Mary Berry reaction - tooth-breakingly bad

Also known as 'fill a massive booze-soaked doughnut with as much cream, fruit, chocolate and caramel shards as possible' cake, the difficulty of making a Savarin is that there is just so much going on in it. My tempered chocolate disc is a floppy fail so it goes into the fridge to harden and my first batch of caramel turns into a solid stained glass window of crystallised sugar that refuses to break into shards. but my second attempt is a lot better.

I even segment an orange, so take that Selasi - although I did it on a chopping board previously used to chop garlic so it's a bit savoury tasting. The cake comes out the oven a bit saggy looking, like an under-stuffed pillow but I drown it in orange liqueur anyway. It's still too hot but I pipe Chantilly cream roses over the top and throw on all the fruit, caramel and chocolate bang on time.

Sadly, when I cut into it, the cream flows out like fruity sick and the chocolate disc slides into the middle and is never seen again. Oh well, it looked pretty for all of five minutes but it tastes like a French hangover. God there is so much booze in it.

Mary Berry reaction - nice and boozy

If there was ever an apt bake to wave goodbye to The Great British Bake Off as we know it , then a classic Victoria Sandwich is the perfect choice. But to recall how to make one, complete with jam and buttercream with no ingredients and method with just 90 minutes on the clock? Now that's a real challenge.

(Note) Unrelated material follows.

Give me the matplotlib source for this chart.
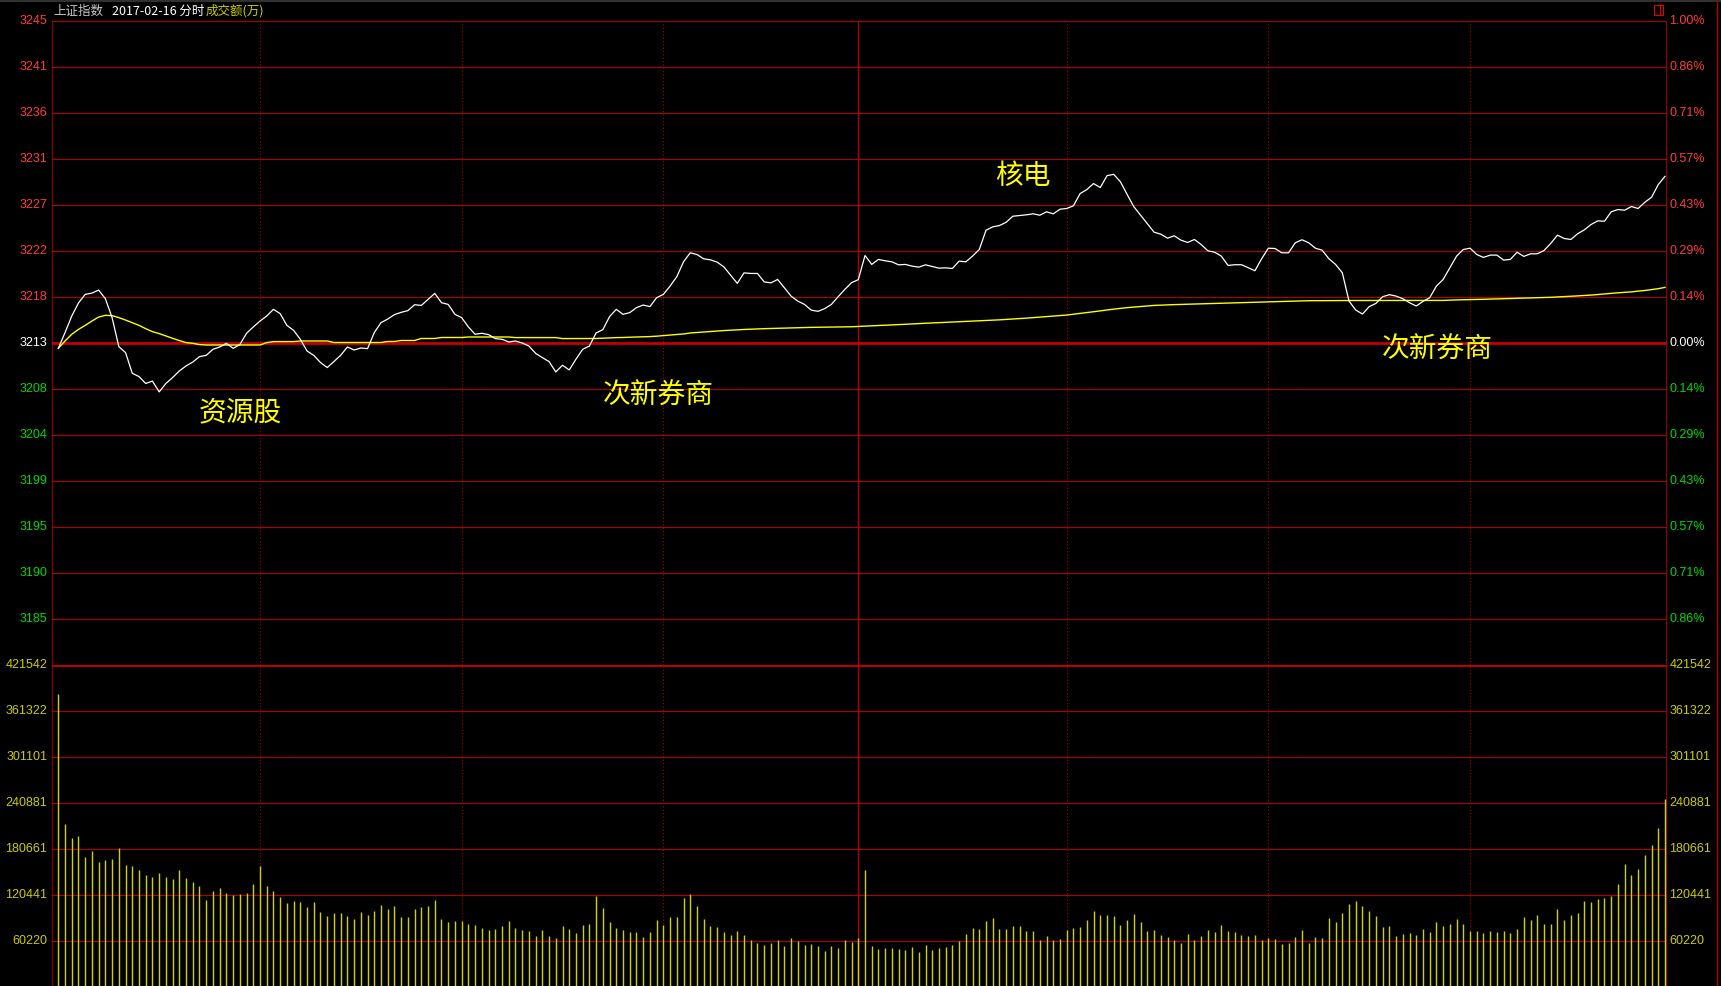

I resist all temptation to have a sneaky look at some recipes and instead called upon one I (think) I have committed to memory. Luckily it works and I have two pillow soft sponges whipped up in 30 minutes.

Naturally I over boil the jam yet again but the buttercream is lovely and light and creamy. I didn't think it was possible to make, cool and fill a Victoria Sponge in just 90 minutes but with five left on the clock, it was dusted with caster sugar, served up and ready for slicing. The perfect challenge to round off what has been a testing ten weeks, so I cut a slice and enjoy it with a cup of coffee.